» **Stored data**
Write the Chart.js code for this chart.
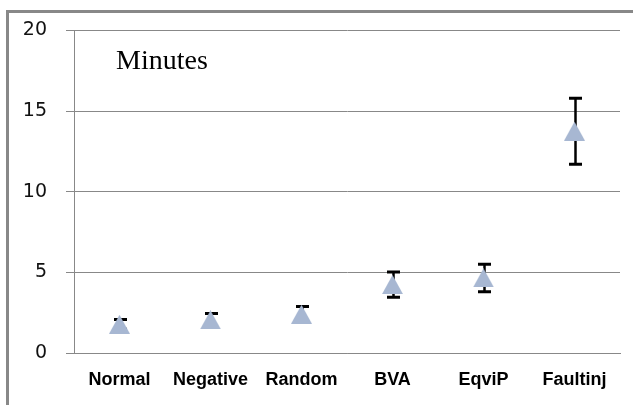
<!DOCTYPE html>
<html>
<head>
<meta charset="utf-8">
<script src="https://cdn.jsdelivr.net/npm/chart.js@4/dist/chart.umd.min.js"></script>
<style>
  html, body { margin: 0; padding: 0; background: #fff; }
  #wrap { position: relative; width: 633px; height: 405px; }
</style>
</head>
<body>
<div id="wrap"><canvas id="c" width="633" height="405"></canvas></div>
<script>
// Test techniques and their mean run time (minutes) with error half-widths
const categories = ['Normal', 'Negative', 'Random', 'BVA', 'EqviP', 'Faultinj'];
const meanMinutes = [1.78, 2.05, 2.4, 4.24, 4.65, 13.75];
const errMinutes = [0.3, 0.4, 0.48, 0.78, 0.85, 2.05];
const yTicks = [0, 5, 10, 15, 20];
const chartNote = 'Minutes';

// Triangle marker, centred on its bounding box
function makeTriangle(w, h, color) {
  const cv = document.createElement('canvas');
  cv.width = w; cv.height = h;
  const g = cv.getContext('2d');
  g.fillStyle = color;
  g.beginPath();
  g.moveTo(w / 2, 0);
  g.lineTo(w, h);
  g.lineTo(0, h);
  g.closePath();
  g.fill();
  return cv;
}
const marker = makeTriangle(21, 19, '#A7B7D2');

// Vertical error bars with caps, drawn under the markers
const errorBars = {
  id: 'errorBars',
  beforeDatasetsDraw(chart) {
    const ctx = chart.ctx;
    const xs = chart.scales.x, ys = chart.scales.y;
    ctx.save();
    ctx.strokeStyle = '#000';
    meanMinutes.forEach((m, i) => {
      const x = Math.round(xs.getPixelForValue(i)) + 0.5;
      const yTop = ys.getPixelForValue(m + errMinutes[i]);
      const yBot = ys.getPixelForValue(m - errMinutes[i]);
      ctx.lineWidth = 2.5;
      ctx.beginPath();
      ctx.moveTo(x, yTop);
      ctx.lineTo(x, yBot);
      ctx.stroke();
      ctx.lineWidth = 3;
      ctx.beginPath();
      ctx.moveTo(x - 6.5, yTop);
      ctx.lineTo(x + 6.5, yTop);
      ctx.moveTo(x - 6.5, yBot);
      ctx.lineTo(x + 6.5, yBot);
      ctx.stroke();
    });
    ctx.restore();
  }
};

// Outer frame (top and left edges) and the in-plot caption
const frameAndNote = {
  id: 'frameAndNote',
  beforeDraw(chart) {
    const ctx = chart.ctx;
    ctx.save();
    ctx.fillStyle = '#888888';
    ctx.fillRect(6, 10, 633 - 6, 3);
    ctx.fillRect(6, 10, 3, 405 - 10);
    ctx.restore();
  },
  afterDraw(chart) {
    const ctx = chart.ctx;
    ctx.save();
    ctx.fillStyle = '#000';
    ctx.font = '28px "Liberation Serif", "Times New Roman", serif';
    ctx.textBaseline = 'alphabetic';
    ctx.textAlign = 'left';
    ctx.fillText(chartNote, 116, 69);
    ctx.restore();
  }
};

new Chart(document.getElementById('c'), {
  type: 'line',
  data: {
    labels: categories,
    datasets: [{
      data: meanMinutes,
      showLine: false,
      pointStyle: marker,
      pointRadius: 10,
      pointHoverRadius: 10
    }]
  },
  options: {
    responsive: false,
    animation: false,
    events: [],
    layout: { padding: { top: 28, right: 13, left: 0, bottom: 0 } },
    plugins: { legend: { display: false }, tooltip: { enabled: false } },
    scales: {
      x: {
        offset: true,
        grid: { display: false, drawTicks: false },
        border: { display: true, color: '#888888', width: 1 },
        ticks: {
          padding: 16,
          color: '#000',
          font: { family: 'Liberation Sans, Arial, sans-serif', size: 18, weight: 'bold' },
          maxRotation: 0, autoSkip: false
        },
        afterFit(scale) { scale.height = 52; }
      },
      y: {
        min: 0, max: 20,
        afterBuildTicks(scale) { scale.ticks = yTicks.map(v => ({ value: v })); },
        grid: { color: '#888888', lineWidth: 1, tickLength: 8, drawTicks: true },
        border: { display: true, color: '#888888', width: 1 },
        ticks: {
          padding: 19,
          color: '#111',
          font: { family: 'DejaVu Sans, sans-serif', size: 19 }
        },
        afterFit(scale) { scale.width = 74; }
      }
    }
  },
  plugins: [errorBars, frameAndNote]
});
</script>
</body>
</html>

» **The task**
Transcribe the full listing above exactly as it stands, minus the pictures.

» **Task answer**
Write the Chart.js code for this chart.
<!DOCTYPE html>
<html>
<head>
<meta charset="utf-8">
<script src="https://cdn.jsdelivr.net/npm/chart.js@4/dist/chart.umd.min.js"></script>
<style>
  html, body { margin: 0; padding: 0; background: #fff; }
  #wrap { position: relative; width: 633px; height: 405px; }
</style>
</head>
<body>
<div id="wrap"><canvas id="c" width="633" height="405"></canvas></div>
<script>
// Test techniques and their mean run time (minutes) with error half-widths
const categories = ['Normal', 'Negative', 'Random', 'BVA', 'EqviP', 'Faultinj'];
const meanMinutes = [1.78, 2.05, 2.4, 4.24, 4.65, 13.75];
const errMinutes = [0.3, 0.4, 0.48, 0.78, 0.85, 2.05];
const yTicks = [0, 5, 10, 15, 20];
const chartNote = 'Minutes';

// Triangle marker, centred on its bounding box
function makeTriangle(w, h, color) {
  const cv = document.createElement('canvas');
  cv.width = w; cv.height = h;
  const g = cv.getContext('2d');
  g.fillStyle = color;
  g.beginPath();
  g.moveTo(w / 2, 0);
  g.lineTo(w, h);
  g.lineTo(0, h);
  g.closePath();
  g.fill();
  return cv;
}
const marker = makeTriangle(21, 19, '#A7B7D2');

// Vertical error bars with caps, drawn under the markers
const errorBars = {
  id: 'errorBars',
  beforeDatasetsDraw(chart) {
    const ctx = chart.ctx;
    const xs = chart.scales.x, ys = chart.scales.y;
    ctx.save();
    ctx.strokeStyle = '#000';
    meanMinutes.forEach((m, i) => {
      const x = Math.round(xs.getPixelForValue(i)) + 0.5;
      const yTop = ys.getPixelForValue(m + errMinutes[i]);
      const yBot = ys.getPixelForValue(m - errMinutes[i]);
      ctx.lineWidth = 2.5;
      ctx.beginPath();
      ctx.moveTo(x, yTop);
      ctx.lineTo(x, yBot);
      ctx.stroke();
      ctx.lineWidth = 3;
      ctx.beginPath();
      ctx.moveTo(x - 6.5, yTop);
      ctx.lineTo(x + 6.5, yTop);
      ctx.moveTo(x - 6.5, yBot);
      ctx.lineTo(x + 6.5, yBot);
      ctx.stroke();
    });
    ctx.restore();
  }
};

// Outer frame (top and left edges) and the in-plot caption
const frameAndNote = {
  id: 'frameAndNote',
  beforeDraw(chart) {
    const ctx = chart.ctx;
    ctx.save();
    ctx.fillStyle = '#888888';
    ctx.fillRect(6, 10, 633 - 6, 3);
    ctx.fillRect(6, 10, 3, 405 - 10);
    ctx.restore();
  },
  afterDraw(chart) {
    const ctx = chart.ctx;
    ctx.save();
    ctx.fillStyle = '#000';
    ctx.font = '28px "Liberation Serif", "Times New Roman", serif';
    ctx.textBaseline = 'alphabetic';
    ctx.textAlign = 'left';
    ctx.fillText(chartNote, 116, 69);
    ctx.restore();
  }
};

new Chart(document.getElementById('c'), {
  type: 'line',
  data: {
    labels: categories,
    datasets: [{
      data: meanMinutes,
      showLine: false,
      pointStyle: marker,
      pointRadius: 10,
      pointHoverRadius: 10
    }]
  },
  options: {
    responsive: false,
    animation: false,
    events: [],
    layout: { padding: { top: 28, right: 13, left: 0, bottom: 0 } },
    plugins: { legend: { display: false }, tooltip: { enabled: false } },
    scales: {
      x: {
        offset: true,
        grid: { display: false, drawTicks: false },
        border: { display: true, color: '#888888', width: 1 },
        ticks: {
          padding: 16,
          color: '#000',
          font: { family: 'Liberation Sans, Arial, sans-serif', size: 18, weight: 'bold' },
          maxRotation: 0, autoSkip: false
        },
        afterFit(scale) { scale.height = 52; }
      },
      y: {
        min: 0, max: 20,
        afterBuildTicks(scale) { scale.ticks = yTicks.map(v => ({ value: v })); },
        grid: { color: '#888888', lineWidth: 1, tickLength: 8, drawTicks: true },
        border: { display: true, color: '#888888', width: 1 },
        ticks: {
          padding: 19,
          color: '#111',
          font: { family: 'DejaVu Sans, sans-serif', size: 19 }
        },
        afterFit(scale) { scale.width = 74; }
      }
    }
  },
  plugins: [errorBars, frameAndNote]
});
</script>
</body>
</html>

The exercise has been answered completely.